**What you should do**
Up to and including the line with "from matplotlib.ticker import NullFormatter", reproduce the listing below exactly, beginning at its first line.

◆ ◆ ◆ ◆

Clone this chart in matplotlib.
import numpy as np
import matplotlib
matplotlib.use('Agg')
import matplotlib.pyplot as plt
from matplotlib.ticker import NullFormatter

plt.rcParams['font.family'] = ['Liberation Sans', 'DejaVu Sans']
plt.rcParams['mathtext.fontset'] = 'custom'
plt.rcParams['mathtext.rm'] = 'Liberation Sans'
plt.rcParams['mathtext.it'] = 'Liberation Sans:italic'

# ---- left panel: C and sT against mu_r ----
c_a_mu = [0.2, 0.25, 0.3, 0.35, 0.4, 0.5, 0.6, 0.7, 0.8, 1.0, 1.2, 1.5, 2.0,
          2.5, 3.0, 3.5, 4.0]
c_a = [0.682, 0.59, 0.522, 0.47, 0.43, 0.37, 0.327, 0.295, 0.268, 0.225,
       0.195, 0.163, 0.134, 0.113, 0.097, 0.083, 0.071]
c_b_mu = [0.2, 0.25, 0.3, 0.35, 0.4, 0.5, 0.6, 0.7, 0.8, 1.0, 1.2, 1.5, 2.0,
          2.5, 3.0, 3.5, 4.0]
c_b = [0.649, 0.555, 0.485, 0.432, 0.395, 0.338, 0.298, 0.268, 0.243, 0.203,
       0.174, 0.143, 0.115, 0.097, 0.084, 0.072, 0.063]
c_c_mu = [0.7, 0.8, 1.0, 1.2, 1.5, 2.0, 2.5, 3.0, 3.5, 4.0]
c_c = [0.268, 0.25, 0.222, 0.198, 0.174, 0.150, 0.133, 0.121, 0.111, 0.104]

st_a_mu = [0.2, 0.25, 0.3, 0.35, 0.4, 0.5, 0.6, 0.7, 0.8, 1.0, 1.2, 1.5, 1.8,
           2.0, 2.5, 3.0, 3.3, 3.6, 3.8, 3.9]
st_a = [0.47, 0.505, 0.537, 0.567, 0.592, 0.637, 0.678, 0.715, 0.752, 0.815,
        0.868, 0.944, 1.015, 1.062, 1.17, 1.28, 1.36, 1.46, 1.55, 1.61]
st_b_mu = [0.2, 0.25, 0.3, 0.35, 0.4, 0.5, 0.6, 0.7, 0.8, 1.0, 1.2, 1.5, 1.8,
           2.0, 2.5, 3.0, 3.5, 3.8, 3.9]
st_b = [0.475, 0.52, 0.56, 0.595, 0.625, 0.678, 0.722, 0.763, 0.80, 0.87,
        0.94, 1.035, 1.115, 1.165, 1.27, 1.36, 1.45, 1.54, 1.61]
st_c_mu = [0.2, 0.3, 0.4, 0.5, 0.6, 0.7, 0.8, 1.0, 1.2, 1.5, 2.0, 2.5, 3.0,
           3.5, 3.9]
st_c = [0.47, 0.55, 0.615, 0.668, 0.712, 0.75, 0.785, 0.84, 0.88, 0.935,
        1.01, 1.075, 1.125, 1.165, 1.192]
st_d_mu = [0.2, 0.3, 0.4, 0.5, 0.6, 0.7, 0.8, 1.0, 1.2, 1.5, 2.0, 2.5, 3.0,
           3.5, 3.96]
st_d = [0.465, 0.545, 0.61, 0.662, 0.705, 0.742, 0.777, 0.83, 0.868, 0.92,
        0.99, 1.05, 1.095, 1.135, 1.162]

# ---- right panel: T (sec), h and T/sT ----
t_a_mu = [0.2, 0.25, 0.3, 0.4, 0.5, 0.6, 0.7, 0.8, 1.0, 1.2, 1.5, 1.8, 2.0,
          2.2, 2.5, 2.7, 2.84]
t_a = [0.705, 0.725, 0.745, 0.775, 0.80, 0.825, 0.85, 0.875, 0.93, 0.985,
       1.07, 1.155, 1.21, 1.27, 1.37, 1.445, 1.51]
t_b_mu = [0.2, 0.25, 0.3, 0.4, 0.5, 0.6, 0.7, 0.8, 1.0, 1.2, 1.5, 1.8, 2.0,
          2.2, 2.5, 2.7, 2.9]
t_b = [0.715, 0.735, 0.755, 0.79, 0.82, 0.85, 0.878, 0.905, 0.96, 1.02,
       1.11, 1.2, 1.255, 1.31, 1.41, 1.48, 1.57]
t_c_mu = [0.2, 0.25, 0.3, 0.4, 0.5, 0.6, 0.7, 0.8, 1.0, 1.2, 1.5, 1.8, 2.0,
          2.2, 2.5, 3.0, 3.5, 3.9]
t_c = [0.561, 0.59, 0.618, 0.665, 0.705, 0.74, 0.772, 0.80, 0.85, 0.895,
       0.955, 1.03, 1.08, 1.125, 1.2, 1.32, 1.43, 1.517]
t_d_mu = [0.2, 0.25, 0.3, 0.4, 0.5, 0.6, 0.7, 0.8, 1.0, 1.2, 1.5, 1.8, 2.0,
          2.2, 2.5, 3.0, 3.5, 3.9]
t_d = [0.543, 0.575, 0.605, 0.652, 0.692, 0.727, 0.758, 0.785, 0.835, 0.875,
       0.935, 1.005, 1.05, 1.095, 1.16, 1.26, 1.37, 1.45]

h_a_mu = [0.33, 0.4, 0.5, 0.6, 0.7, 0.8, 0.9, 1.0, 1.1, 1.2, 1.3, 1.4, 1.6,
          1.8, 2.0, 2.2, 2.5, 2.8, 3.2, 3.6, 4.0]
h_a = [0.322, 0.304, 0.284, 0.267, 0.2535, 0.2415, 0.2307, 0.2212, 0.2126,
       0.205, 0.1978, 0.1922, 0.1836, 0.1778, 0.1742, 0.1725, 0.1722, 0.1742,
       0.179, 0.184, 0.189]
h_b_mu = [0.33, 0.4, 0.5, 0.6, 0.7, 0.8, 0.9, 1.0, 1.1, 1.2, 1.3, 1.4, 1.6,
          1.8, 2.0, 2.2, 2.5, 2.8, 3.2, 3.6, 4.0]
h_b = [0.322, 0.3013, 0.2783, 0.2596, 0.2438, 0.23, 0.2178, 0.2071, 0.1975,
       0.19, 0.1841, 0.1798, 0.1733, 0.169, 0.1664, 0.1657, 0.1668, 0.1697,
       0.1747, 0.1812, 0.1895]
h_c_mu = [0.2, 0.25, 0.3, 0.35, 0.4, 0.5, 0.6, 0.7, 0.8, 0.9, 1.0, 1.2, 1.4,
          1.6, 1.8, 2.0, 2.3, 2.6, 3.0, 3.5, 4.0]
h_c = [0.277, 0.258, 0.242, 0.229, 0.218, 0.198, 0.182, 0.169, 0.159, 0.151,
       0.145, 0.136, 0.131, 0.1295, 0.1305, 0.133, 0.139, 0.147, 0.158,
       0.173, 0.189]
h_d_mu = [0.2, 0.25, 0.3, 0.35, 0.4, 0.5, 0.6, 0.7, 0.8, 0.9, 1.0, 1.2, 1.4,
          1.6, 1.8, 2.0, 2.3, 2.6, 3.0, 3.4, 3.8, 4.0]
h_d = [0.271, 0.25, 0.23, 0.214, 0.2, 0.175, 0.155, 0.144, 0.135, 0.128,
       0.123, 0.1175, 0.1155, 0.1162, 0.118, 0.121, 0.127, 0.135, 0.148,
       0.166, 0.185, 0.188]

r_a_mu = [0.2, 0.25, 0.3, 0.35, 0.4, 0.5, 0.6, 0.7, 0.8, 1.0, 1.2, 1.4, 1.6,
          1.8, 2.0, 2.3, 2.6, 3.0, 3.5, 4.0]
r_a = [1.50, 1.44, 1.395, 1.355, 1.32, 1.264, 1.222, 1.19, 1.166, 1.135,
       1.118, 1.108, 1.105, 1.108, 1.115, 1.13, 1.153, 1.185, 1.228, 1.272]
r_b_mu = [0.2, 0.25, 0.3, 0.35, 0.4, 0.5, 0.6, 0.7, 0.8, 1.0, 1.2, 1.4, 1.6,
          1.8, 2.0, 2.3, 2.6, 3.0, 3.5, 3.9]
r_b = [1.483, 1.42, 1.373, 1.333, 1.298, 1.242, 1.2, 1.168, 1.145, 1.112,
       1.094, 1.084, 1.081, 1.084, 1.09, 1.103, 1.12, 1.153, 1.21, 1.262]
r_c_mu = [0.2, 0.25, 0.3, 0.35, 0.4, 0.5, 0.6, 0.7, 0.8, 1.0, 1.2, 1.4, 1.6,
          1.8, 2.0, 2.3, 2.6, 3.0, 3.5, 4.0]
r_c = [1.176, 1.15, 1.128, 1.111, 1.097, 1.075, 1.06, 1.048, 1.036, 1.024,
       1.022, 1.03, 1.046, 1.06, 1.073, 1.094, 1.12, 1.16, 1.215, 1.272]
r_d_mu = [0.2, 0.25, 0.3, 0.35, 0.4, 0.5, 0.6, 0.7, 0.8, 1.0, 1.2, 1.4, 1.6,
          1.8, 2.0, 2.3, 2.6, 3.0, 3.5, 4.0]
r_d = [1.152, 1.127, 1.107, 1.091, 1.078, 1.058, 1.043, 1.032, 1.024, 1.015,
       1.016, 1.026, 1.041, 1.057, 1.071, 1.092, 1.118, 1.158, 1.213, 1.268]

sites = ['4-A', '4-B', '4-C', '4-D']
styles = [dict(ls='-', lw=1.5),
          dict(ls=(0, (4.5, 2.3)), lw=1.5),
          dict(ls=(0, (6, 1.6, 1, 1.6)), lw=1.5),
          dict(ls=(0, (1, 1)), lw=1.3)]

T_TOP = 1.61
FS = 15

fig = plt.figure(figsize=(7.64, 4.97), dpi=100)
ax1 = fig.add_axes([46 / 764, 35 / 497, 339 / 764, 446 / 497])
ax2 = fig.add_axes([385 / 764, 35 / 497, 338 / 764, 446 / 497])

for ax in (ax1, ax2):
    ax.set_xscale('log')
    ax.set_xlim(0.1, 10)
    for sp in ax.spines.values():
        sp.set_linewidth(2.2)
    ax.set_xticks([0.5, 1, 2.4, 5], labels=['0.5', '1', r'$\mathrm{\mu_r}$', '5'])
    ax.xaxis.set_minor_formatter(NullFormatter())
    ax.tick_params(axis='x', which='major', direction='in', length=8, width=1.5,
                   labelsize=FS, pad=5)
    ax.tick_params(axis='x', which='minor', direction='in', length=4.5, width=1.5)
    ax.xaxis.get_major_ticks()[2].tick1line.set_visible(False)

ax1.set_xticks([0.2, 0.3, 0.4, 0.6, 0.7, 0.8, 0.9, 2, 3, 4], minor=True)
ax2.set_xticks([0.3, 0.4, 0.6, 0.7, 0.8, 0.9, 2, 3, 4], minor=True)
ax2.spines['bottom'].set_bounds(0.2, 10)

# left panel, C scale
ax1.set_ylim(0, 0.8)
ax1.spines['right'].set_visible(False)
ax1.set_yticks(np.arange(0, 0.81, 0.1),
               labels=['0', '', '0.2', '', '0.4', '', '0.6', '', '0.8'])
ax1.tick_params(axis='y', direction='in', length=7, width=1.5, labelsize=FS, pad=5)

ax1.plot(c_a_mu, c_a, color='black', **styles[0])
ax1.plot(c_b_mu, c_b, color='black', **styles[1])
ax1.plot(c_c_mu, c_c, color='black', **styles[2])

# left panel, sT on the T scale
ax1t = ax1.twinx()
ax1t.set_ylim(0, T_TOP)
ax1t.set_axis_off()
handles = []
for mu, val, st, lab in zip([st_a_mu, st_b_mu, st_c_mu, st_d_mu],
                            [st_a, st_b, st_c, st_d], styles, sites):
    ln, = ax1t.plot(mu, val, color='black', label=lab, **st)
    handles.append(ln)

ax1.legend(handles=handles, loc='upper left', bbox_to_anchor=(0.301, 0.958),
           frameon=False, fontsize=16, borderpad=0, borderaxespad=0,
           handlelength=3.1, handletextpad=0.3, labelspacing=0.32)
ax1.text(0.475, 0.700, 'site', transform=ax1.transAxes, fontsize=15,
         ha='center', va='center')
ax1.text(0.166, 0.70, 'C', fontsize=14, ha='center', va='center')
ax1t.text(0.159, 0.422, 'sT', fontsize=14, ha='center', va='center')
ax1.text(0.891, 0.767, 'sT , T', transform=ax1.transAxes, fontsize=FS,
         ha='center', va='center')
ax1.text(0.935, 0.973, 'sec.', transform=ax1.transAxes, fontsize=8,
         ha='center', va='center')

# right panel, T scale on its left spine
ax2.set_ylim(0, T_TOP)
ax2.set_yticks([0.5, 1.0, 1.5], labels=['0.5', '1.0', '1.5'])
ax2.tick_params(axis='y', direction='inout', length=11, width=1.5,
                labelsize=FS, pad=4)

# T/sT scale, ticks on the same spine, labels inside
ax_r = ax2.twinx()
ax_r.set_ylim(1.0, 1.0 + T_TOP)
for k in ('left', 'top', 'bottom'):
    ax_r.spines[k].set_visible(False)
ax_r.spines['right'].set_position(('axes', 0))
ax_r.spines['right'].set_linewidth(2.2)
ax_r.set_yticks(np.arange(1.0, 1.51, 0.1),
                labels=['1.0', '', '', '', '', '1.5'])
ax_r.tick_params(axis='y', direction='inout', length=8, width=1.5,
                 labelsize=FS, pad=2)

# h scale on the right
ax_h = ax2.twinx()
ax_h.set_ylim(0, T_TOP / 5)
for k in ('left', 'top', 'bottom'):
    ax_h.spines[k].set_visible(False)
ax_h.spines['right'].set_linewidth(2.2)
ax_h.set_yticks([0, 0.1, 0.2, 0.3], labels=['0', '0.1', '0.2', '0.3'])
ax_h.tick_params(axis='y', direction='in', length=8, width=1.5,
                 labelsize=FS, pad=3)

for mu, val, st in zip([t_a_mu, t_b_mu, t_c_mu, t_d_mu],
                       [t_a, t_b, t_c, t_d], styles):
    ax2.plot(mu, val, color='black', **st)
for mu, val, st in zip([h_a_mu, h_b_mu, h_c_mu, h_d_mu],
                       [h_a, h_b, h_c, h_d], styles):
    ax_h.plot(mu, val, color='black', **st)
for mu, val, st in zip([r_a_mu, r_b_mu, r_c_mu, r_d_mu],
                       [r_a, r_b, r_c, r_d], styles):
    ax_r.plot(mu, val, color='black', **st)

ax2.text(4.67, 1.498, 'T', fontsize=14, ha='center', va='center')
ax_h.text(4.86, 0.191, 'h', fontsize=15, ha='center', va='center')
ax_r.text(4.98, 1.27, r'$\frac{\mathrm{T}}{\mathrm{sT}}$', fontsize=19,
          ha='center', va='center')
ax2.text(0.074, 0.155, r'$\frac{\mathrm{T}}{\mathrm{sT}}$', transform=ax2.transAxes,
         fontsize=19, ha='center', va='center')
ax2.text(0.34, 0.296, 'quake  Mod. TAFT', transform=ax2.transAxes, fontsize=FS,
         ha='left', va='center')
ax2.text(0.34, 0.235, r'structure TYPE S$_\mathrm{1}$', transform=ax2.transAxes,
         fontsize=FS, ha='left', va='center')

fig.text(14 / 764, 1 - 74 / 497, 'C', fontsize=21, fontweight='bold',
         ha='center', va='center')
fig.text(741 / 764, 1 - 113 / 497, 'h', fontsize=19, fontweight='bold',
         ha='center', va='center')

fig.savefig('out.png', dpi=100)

◆ ◆ ◆ ◆

**Problem solution**
Clone this chart in matplotlib.
import numpy as np
import matplotlib
matplotlib.use('Agg')
import matplotlib.pyplot as plt
from matplotlib.ticker import NullFormatter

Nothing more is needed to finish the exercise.